Monday, March 2, 2009

Rosie the Robotic Maid

It’s time to add a new caricature to my growing list of work characters. (See Mary Tyler Moore, Monica Gellar, and Richie Rich for examples.) I shall call her Rosie the Robotic Maid. I call her this because, although I’d like to think she’s got a kind heart, she is mostly just in the way, doesn’t get it, and seems to have no grasp of subtlety, just as a robot would not. Oh, that and she’s a compulsive cleaner.

Case and point. This morning in the executive team’s lineup, The Young Gun opened a gift from some foundation, sent to our team. It was a lovely, handcrafted bowl, which will have absolutely zero use other than sitting on a table and looking like it needs dusting. Still, it was a nice gesture. The Young Gun placed the bowl on a table in the board room and left it there after the meeting.

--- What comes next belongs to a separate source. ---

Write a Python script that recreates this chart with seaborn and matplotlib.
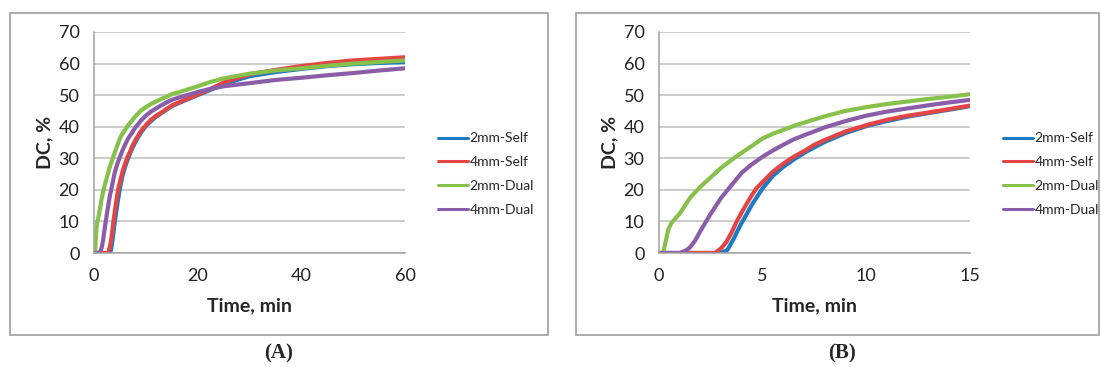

Not five minutes after their meeting was adjourned, Rosie tried to bring the bowl to me. As a compulsive cleaner, she usually goes through the board room two or three times a day to straighten chairs, dust off the table, pick up miniscule, practically invisible crumbs from the floor and reset all the statues on the surrounding tables into perfect symmetry. Of course, as she did it this morning, the offending bowl messed up her arranging, and she immediately thought of me. I’m not sure why I’m the one who must answer these sorts of questions.

“Here, someone left this bowl in the board room. It’s real pretty, but we need to find out whose it is,” she tries to leave it at my desk, but I interject quickly.

“Actually it was a gift to the exec team, and I think the Young Gun wanted to leave it in there.”

“A… gift…?” These are the moments when I can see her inner circuitry start to smoke. Adding a new item to our collection? But, but, but, now she has to commit its precise location and orientation to her memory!

“Yes, and Steve unwrapped it and put it on the side table in there. I think that’s where he wanted to leave it for now.”

She kind of stared at the bowl for a minute, and I could tell this was just going to ruin her whole day. She will spend entire hours thinking about that bowl, and the fact that it doesn’t belong. She finally turned around and said, “Okay,” in this incredulous tone. Like I had just told her we were going to fill the bowl with condoms and pass it around to small children, and she was powerless to stop our dastardly plan. It was an interesting moment.

Her other quirks include following people around when they’re in the office kitchen to make sure they don’t make a mess, calling and leaving messages telling the precise time she called (“It’s…uh…Rosie and I’m calling…uh…at 7:42 a.m. on Friday, February 13…”) despite the fact that it shows us when she called on our phones, speaking up too much in meetings, and continuing to talk and interrupt people as they try to move on. A hypothetical example:

Meeting presenter (MP): So, does anyone have any ideas about how we can improve things?
Rosie (In a voice twenty decibles too loud for the room): Well, first of all, we should really give that information out in some other way. Like the Daily Newsletter.
MP: Good point. Other ideas?
Rosie: But I’m not the one putting that together anymore, so don’t send it to me.
MP: Jane, in the back?
Jane: I really think we should-
Rosie: And I’m so glad we have someone to really do those newsletters now.
Jane: Maybe if we go to-
Rosie: And she just does a FANTASTIC job of getting that information out to people.
Jane: If we go toward a more electronic-
Rosie: So don’t send it to me!! (Laughs at a joke that no one else gets. Various people cover eyes in embarrassment.)

Welcome, Rosie, to the very elite group of people at work who I really can’t stand to talk to. You’ve earned it!

Picture from here. Found via Ffffound.


Arlynn said...

I hate Rosie, but I love your blog. Thanks for making me smile on a Monday morning : )

Jenn said...

I'm glad you like it. It's nice to know I have a reader or two out there who commiserate with my every day work woes.

Robin said...

Hilarious! I have worked with some interesting folks over the years, wish I had written this. My best story? The colleague who brought in a photo of her husband to display. He was wearing a thong. A thong, on her desk for all of us to see! I shudder at the memory.